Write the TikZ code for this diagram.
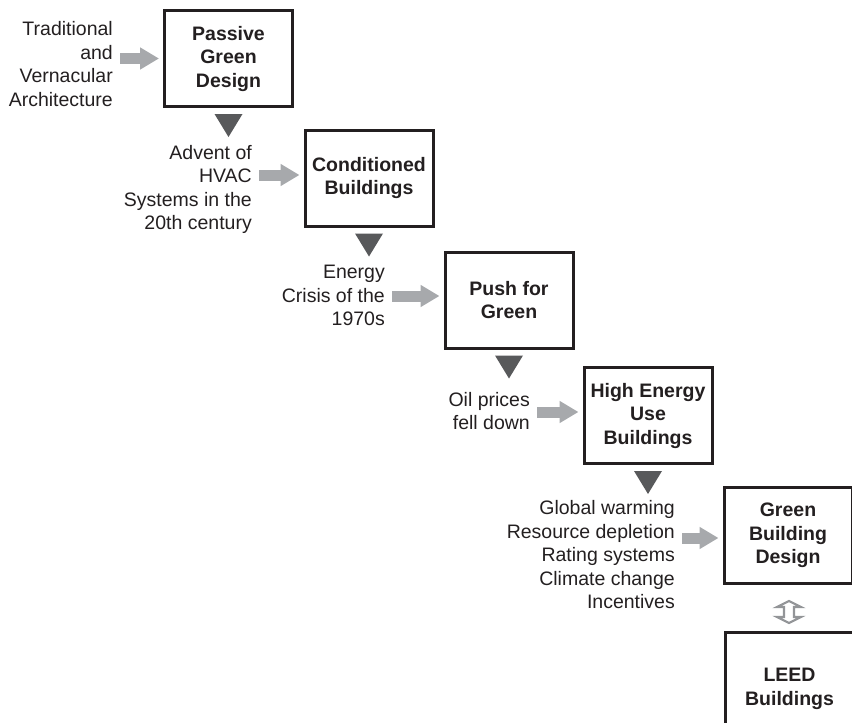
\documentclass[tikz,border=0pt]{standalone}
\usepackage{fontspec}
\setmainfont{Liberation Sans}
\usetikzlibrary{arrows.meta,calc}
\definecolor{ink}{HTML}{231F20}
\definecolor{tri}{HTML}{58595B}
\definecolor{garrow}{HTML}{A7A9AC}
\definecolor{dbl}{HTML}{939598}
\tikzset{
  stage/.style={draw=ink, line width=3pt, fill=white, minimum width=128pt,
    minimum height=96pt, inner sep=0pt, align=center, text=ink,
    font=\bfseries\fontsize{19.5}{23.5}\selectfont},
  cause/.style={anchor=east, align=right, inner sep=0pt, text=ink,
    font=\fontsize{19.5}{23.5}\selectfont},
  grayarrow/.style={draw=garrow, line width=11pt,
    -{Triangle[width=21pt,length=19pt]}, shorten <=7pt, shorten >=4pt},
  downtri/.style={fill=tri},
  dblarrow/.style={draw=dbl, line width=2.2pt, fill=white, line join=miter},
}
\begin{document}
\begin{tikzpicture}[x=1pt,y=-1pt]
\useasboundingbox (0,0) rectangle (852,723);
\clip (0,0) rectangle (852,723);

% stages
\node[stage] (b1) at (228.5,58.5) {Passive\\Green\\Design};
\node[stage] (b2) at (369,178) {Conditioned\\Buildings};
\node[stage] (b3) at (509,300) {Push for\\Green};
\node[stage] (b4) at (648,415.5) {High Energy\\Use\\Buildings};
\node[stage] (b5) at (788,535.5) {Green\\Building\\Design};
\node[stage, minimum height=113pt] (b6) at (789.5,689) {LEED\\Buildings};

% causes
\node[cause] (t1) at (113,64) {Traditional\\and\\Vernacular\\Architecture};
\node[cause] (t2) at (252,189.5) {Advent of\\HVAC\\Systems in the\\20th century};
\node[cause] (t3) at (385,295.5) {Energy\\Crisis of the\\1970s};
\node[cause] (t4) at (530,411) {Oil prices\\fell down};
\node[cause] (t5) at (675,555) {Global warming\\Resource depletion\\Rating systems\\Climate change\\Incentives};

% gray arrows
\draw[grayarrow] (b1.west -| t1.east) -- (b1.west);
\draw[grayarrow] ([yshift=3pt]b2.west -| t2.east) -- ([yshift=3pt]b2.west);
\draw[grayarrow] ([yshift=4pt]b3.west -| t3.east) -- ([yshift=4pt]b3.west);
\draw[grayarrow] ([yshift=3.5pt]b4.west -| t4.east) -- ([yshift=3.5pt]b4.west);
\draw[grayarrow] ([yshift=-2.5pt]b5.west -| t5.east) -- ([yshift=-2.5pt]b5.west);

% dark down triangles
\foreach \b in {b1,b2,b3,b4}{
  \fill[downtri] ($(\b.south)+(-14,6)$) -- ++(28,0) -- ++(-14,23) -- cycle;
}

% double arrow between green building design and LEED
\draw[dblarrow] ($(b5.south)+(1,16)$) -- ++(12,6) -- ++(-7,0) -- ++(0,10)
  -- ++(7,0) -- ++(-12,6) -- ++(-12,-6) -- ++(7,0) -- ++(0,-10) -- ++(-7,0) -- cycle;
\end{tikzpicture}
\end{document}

*What to do*
Omit each picture, then return all of the listing exactly as it stands.

*Answer*
Write the TikZ code for this diagram.
\documentclass[tikz,border=0pt]{standalone}
\usepackage{fontspec}
\setmainfont{Liberation Sans}
\usetikzlibrary{arrows.meta,calc}
\definecolor{ink}{HTML}{231F20}
\definecolor{tri}{HTML}{58595B}
\definecolor{garrow}{HTML}{A7A9AC}
\definecolor{dbl}{HTML}{939598}
\tikzset{
  stage/.style={draw=ink, line width=3pt, fill=white, minimum width=128pt,
    minimum height=96pt, inner sep=0pt, align=center, text=ink,
    font=\bfseries\fontsize{19.5}{23.5}\selectfont},
  cause/.style={anchor=east, align=right, inner sep=0pt, text=ink,
    font=\fontsize{19.5}{23.5}\selectfont},
  grayarrow/.style={draw=garrow, line width=11pt,
    -{Triangle[width=21pt,length=19pt]}, shorten <=7pt, shorten >=4pt},
  downtri/.style={fill=tri},
  dblarrow/.style={draw=dbl, line width=2.2pt, fill=white, line join=miter},
}
\begin{document}
\begin{tikzpicture}[x=1pt,y=-1pt]
\useasboundingbox (0,0) rectangle (852,723);
\clip (0,0) rectangle (852,723);

% stages
\node[stage] (b1) at (228.5,58.5) {Passive\\Green\\Design};
\node[stage] (b2) at (369,178) {Conditioned\\Buildings};
\node[stage] (b3) at (509,300) {Push for\\Green};
\node[stage] (b4) at (648,415.5) {High Energy\\Use\\Buildings};
\node[stage] (b5) at (788,535.5) {Green\\Building\\Design};
\node[stage, minimum height=113pt] (b6) at (789.5,689) {LEED\\Buildings};

% causes
\node[cause] (t1) at (113,64) {Traditional\\and\\Vernacular\\Architecture};
\node[cause] (t2) at (252,189.5) {Advent of\\HVAC\\Systems in the\\20th century};
\node[cause] (t3) at (385,295.5) {Energy\\Crisis of the\\1970s};
\node[cause] (t4) at (530,411) {Oil prices\\fell down};
\node[cause] (t5) at (675,555) {Global warming\\Resource depletion\\Rating systems\\Climate change\\Incentives};

% gray arrows
\draw[grayarrow] (b1.west -| t1.east) -- (b1.west);
\draw[grayarrow] ([yshift=3pt]b2.west -| t2.east) -- ([yshift=3pt]b2.west);
\draw[grayarrow] ([yshift=4pt]b3.west -| t3.east) -- ([yshift=4pt]b3.west);
\draw[grayarrow] ([yshift=3.5pt]b4.west -| t4.east) -- ([yshift=3.5pt]b4.west);
\draw[grayarrow] ([yshift=-2.5pt]b5.west -| t5.east) -- ([yshift=-2.5pt]b5.west);

% dark down triangles
\foreach \b in {b1,b2,b3,b4}{
  \fill[downtri] ($(\b.south)+(-14,6)$) -- ++(28,0) -- ++(-14,23) -- cycle;
}

% double arrow between green building design and LEED
\draw[dblarrow] ($(b5.south)+(1,16)$) -- ++(12,6) -- ++(-7,0) -- ++(0,10)
  -- ++(7,0) -- ++(-12,6) -- ++(-12,-6) -- ++(7,0) -- ++(0,-10) -- ++(-7,0) -- cycle;
\end{tikzpicture}
\end{document}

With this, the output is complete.